Along with the Homeless Coalition and the Affordable Housing Advocates, MARCC worked to form a housing trust fund in Cincinnati to finance projects that build or maintain affordable housing in the city, but the problem was, there was no dedicated source of money going in.
By 2020, Cincinnati City Council had put less than $1 million into the trust, and Fox said they couldn’t convince the city to make funding a priority.
“We decided to go to the voters,” she said.
According to the Ohio Housing Finance Agency, Ohio needs 256,000 more units of affordable housing across the state. In Cincinnati alone, 28,000 are needed.
Without aggressive policies to fund and build that housing, Fox fears the city will never catch up and the most vulnerable will suffer.
“We still have 3,000 children who are homeless who attend Cincinnati Public Schools,” she said.
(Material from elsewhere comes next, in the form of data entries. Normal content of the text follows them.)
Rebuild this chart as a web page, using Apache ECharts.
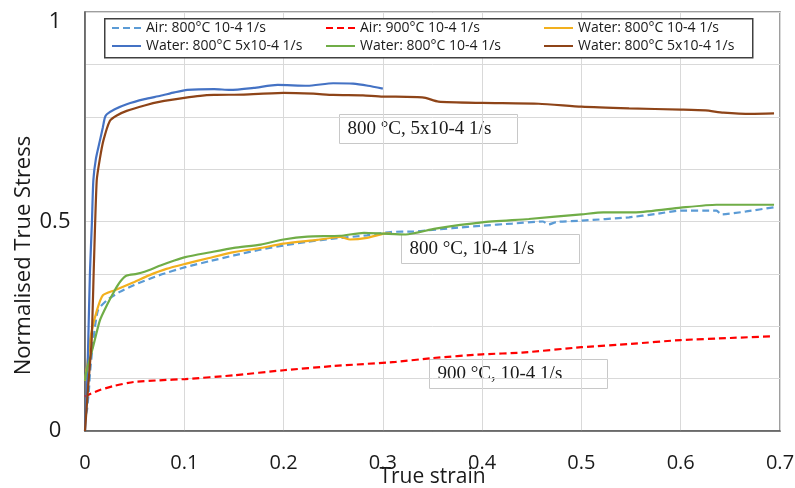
<!DOCTYPE html>
<html>
<head>
<meta charset="utf-8">
<script src="https://cdn.jsdelivr.net/npm/echarts@6/dist/echarts.min.js"></script>
<style>html,body{margin:0;padding:0;background:#fff}#c{width:795px;height:488px}</style>
</head>
<body>
<div id="c"></div>
<script>
var xTicks = ['0','0.1','0.2','0.3','0.4','0.5','0.6','0.7'];
var yTickLabels = ['0','0.5','1'];

var air800 = [[0.001,0.04],[0.002,0.05],[0.004,0.10],[0.005,0.138],[0.008,0.209],[0.013,0.288],[0.022,0.312],[0.035,0.332],[0.049,0.348],[0.075,0.372],[0.101,0.391],[0.125,0.405],[0.15,0.419],[0.175,0.432],[0.203,0.444],[0.225,0.452],[0.25,0.459],[0.284,0.467],[0.308,0.475],[0.33,0.476],[0.346,0.479],[0.37,0.484],[0.4,0.49],[0.43,0.495],[0.461,0.50],[0.467,0.493],[0.475,0.499],[0.5,0.502],[0.548,0.51],[0.575,0.518],[0.6,0.526],[0.636,0.526],[0.641,0.517],[0.666,0.524],[0.694,0.534]];
var air900 = [[0,0.082],[0.002,0.085],[0.015,0.098],[0.03,0.108],[0.049,0.117],[0.075,0.121],[0.101,0.124],[0.15,0.133],[0.2,0.145],[0.25,0.155],[0.313,0.165],[0.35,0.174],[0.4,0.183],[0.44,0.187],[0.5,0.2],[0.55,0.208],[0.6,0.217],[0.65,0.222],[0.691,0.226]];
var water800Orange = [[0,0.12],[0.002,0.153],[0.006,0.23],[0.012,0.288],[0.018,0.324],[0.03,0.336],[0.049,0.355],[0.065,0.372],[0.082,0.387],[0.101,0.399],[0.125,0.413],[0.15,0.427],[0.175,0.436],[0.2,0.447],[0.234,0.456],[0.257,0.463],[0.267,0.457],[0.284,0.461],[0.301,0.471],[0.308,0.472]];
var water5Blue = [[0,0],[0.002,0.10],[0.0033,0.217],[0.005,0.38],[0.007,0.50],[0.0084,0.598],[0.011,0.65],[0.015,0.693],[0.018,0.725],[0.02,0.748],[0.022,0.756],[0.03,0.768],[0.042,0.78],[0.06,0.792],[0.076,0.80],[0.09,0.808],[0.103,0.814],[0.13,0.816],[0.146,0.814],[0.17,0.819],[0.194,0.826],[0.224,0.824],[0.25,0.83],[0.27,0.829],[0.285,0.824],[0.30,0.817]];
var water800Green = [[0,0.12],[0.001,0.137],[0.008,0.20],[0.015,0.264],[0.022,0.30],[0.030,0.336],[0.036,0.358],[0.042,0.371],[0.052,0.375],[0.06,0.38],[0.076,0.395],[0.09,0.407],[0.101,0.415],[0.125,0.426],[0.15,0.437],[0.177,0.445],[0.2,0.457],[0.224,0.464],[0.257,0.466],[0.281,0.473],[0.301,0.471],[0.323,0.469],[0.353,0.483],[0.4,0.498],[0.447,0.506],[0.5,0.517],[0.522,0.522],[0.555,0.522],[0.6,0.533],[0.636,0.540],[0.694,0.540]];
var water5Brown = [[0,0],[0.003,0.10],[0.0067,0.217],[0.009,0.40],[0.0118,0.598],[0.015,0.65],[0.0185,0.693],[0.025,0.74],[0.032,0.753],[0.042,0.764],[0.06,0.777],[0.076,0.786],[0.1,0.795],[0.116,0.80],[0.13,0.802],[0.16,0.803],[0.2,0.807],[0.23,0.805],[0.25,0.802],[0.28,0.801],[0.3,0.798],[0.313,0.798],[0.335,0.797],[0.343,0.795],[0.356,0.786],[0.4,0.783],[0.457,0.781],[0.5,0.774],[0.548,0.770],[0.6,0.767],[0.625,0.765],[0.643,0.76],[0.671,0.757],[0.694,0.758]];

var names = ['Air: 800°C 10-4 1/s','Air: 900°C 10-4 1/s','Water: 800°C 10-4 1/s','Water: 800°C 5x10-4 1/s','Water: 800°C 10-4 1/s\u200b','Water: 800°C 5x10-4 1/s\u200b'];
var annotations = ['800 °C, 5x10-4 1/s','800 °C, 10-4 1/s','900 °C, 10-4 1/s'];

var chart = echarts.init(document.getElementById('c'), null, {renderer:'canvas'});
var sans = 'Open Sans';
function mk(name, data, color, dashed){
  return {name:name, type:'line', data:data, symbol:'none', showSymbol:false, smooth:0.2,
    lineStyle:{color:color, width:2.2, type: dashed ? [7,4] : 'solid'},
    itemStyle:{color:color}, z:2};
}
function legendCol(left, items){
  return {orient:'vertical', left:left, top:21, padding:0, itemGap:4, itemWidth:29, itemHeight:14,
    data:items, z:5, formatter:function(n){return n.replace(/\u200b/g,'');},
    itemStyle:{opacity:0},
    textStyle:{fontFamily:sans, fontSize:14, color:'#1a1a1a', lineHeight:14}};
}
function box(x,y,text){
  return {type:'group', left:x, top:y, z:6, children:[
    {type:'rect', shape:{x:0,y:0,width:178,height:29}, style:{fill:'#fff', stroke:'#c8c8c8', lineWidth:1}},
    {type:'text', x:8, y:15, style:{text:text, font:'19px "Liberation Serif"', fill:'#1a1a1a', verticalAlign:'middle'}}
  ]};
}
chart.setOption({
  animation:false,
  backgroundColor:'#fff',
  grid:{left:85, right:15, top:12, bottom:57, show:true, borderColor:'#7f7f7f', borderWidth:1.5, outerBoundsMode:'none', containLabel:false},
  xAxis:{type:'value', min:0, max:0.7, interval:0.1,
    name:'True strain', nameLocation:'middle', nameGap:36, nameMoveOverlap:false,
    nameTextStyle:{fontFamily:sans, fontSize:21, color:'#1a1a1a'},
    axisLine:{lineStyle:{color:'#595959', width:1.5}}, axisTick:{show:false},
    axisLabel:{margin:22, fontFamily:sans, fontSize:20, color:'#1a1a1a',
      formatter:function(v){return xTicks[Math.round(v*10)];}},
    splitLine:{lineStyle:{color:'#d9d9d9', width:1}}},
  yAxis:{type:'value', min:0, max:1, interval:0.125,
    name:'Normalised True Stress', nameLocation:'middle', nameGap:50, nameMoveOverlap:false,
    nameTextStyle:{fontFamily:sans, fontSize:22, color:'#1a1a1a', padding:[0,68,0,0]},
    axisLine:{show:true, lineStyle:{color:'#595959', width:1.5}}, axisTick:{show:false},
    axisLabel:{margin:30, align:'center', fontFamily:sans, fontSize:22, color:'#1a1a1a',
      formatter:function(v){var k=v*2; if(Math.abs(k-Math.round(k))>1e-9) return ''; var i=Math.round(k); return i===2 ? '{t|'+yTickLabels[i]+'}' : yTickLabels[i];},
      rich:{t:{fontFamily:sans, fontSize:22, color:'#1a1a1a', padding:[20,0,0,0]}}},
    splitLine:{lineStyle:{color:'#d9d9d9', width:1}}},
  legend:[
    legendCol(111,[names[0],names[3]]),
    legendCol(325,[names[1],names[4]]),
    legendCol(543,[names[2],names[5]])
  ],
  graphic:[
    {type:'rect', left:104, top:18, z:3, shape:{width:648,height:39}, style:{fill:'#fff', stroke:'#404040', lineWidth:1.5}},
    box(339,114,annotations[0]),
    box(401,234,annotations[1]),
    box(429,359,annotations[2])
  ],
  series:[
    mk(names[0], air800, '#5B9BD5', true),
    mk(names[1], air900, '#FF0000', true),
    mk(names[2], water800Orange, '#F2B01E', false),
    mk(names[3], water5Blue, '#4472C4', false),
    mk(names[4], water800Green, '#70AD47', false),
    mk(names[5], water5Brown, '#8E4418', false)
  ]
});
</script>
</body>
</html>
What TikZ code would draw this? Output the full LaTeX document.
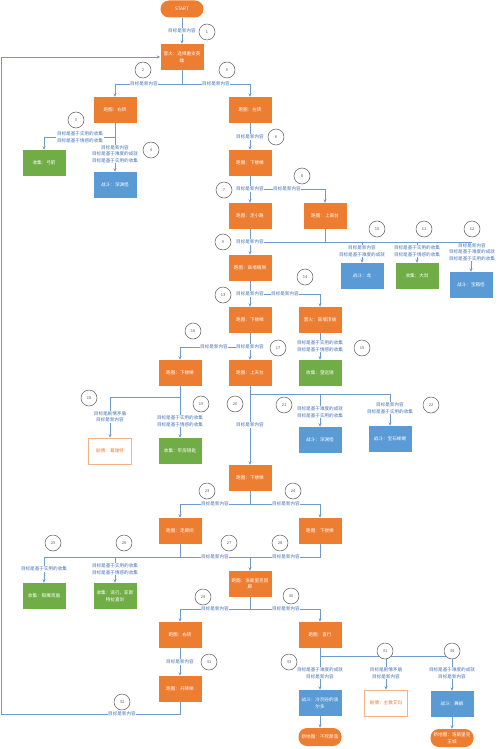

Fox said with $50 million the city could build 500 new units every year and she said that was a popular enough idea to get the thousands of signatures needed to get Issue 3 on the ballot.
Ultimately though, the ballot measure the advocates introduced was widely unpopular at city hall and among city workers.
Many feared $50 million was just too much for Cincinnati, and without a dedicated funding source like grants or a new tax, it would mean the city budget would have to make room. Unions for city employees campaigned actively against the measure, claiming it would lead to massive layoffs and cuts to city services.
The arguments appeared to have stuck.
“I didn’t expect such a wide margin,” Fox said.
Despite the failure though, Patricia Garry, with AHA, said she took comfort in what seemed to be common ground.
“Everybody knows we’ve got a problem and everybody now is convinced that we can solve the problem,” she said.
Many of those who opposed the amendment didn’t oppose affordable housing, and several offered their own solutions to funding concerns, including city council members.
At the end of April, council set aside $35.5 million to create a loan pool to finance affordable housing projects.
After the vote results came in, council member Chris Seelbach tweeted a proposal to raise the city income tax by .01% to fund millions for the trust fund.
“While many of us campaigned against Issue 3, we also know that there is a desperate need to improve housing affordability in our city,” Seelbach said in a statement. “Council must provide the voters a thoughtful and transparent housing plan to make the equitable housing investments our neighborhoods deserve.”
Fox said there’s still a lot of room for improvement but she considers these conversations a success.
“None of these proposals were present prior to the campaign,” she said.
Until there is a solution though, Fox said her organization as well as the other advocates will continue presenting theirs.
“The urgency hasn’t changed,” she said. “That’s why we’re not taking a breath.”